I didn’t do any new review work. Why did my prediction scores change?

Even if additional documents are not reviewed according to your model's criteria, uploading, deleting, or modifying documents can still cause your model to update. If a model updates in a project where an insufficient number of holdout set documents have been reviewed, the subset of reviewed documents being used to train the model changes. The change in documents used for training can lead to a change in prediction scores.

This happens because, until you have reviewed enough documents from the holdout set, each model update results in a new randomly sampled subset of your reviewed documents being pulled from the reviewed set to calculate performance statistics. In this case, reviewed documents used to calculate performance statistics are not used to train the model, thus changing the pool of reviewed documents eligible to train your model each time the model updates.

Miscellaneous

It seems like there’s already a prediction model in my case, but I don’t remember setting one up. What’s going on?
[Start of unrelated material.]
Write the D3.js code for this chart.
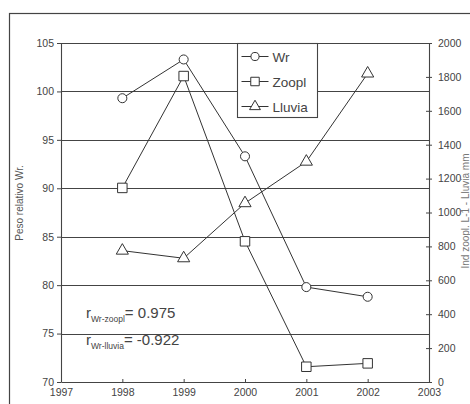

A default model based on the “Hot”, “Warm”, and “Cold” rating/code system is included with all cases on Everlaw. For this model, documents rated “Hot” or "Warm" are considered relevant and documents rated “Cold” are considered irrelevant. Using this information, the system generates a predicted relevance value for all documents within the case.

Because the default rating model is created automatically at the start of each case, and requires no additional setup or maintenance, even if you do not create additional models, you can still leverage rating predictions in your review.

Will predictive coding work with non-English documents?

The predictive coding feature is in general language-agnostic and works on a corpus of non-English documents.

When using predictive coding on non-English documents, there will be minor differences in pre-processing such as the inability to identify common and "stop" words in other languages. Otherwise, just as in evaluating English documents, the system will use different words to contribute to the training and scoring system. There is no automatic translation of foreign languages during predictive coding.